England, the same generalization broadly holds good. The incomparable
Hawthorne, whatever his psychological sympathy with the Puritan past,
wrought inevitably by his art for the loosening of its intellectual
hold; Poe, though he did not venture till his days of downfall to write
his Eureka, thereby proves himself an entirely non-Christian theist;
and Emerson's poetry, no less than his prose, constantly expresses
his pantheism; while his gifted disciple Thoreau, in some ways a
more stringent thinker than his master, was either a pantheist or a
Lucretian theist, standing aloof from all churches. [1867] The economic
conditions of American life have till recently been unfavourable to
the higher literature, as apart from fiction; but the unique figure
of Walt Whitman stands for a thoroughly naturalistic view of life;
[1868] Mr.
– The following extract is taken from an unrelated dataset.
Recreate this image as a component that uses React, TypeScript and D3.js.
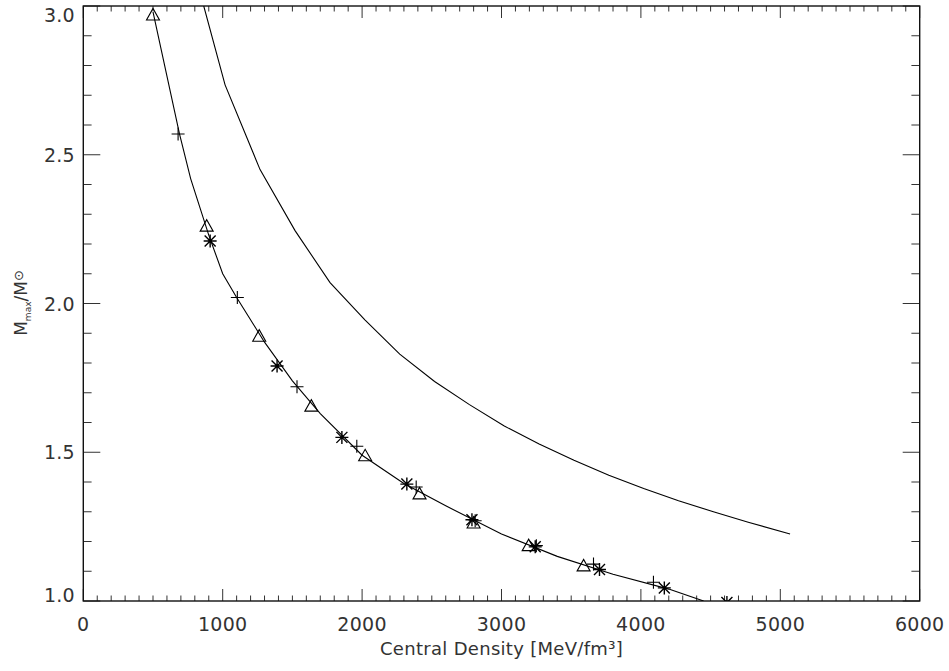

Howells appears to be at most a theist; Mr. Henry James
has not even exhibited the bias of his gifted brother to the theism
of their no less gifted father; and some of the most esteemed men
of letters since the Civil War, as Dr. Wendell Holmes and Colonel
Wentworth Higginson, have been avowedly on the side of rationalism,
or, as the term goes in the States, "liberalism." Though the tone of
ordinary conversation is more often reminiscent of religion in the
United States than in England, the novel and the newspaper have been
perhaps more thoroughly secularized there than here; and in the public
honour done to so thorough a rationalist as the late Dr. Moncure Conway
at the hands of his alma mater, the Dickinson College, West Virginia,
may be seen the proof that the official orthodoxy of his youth has
disappeared from the region of his birth.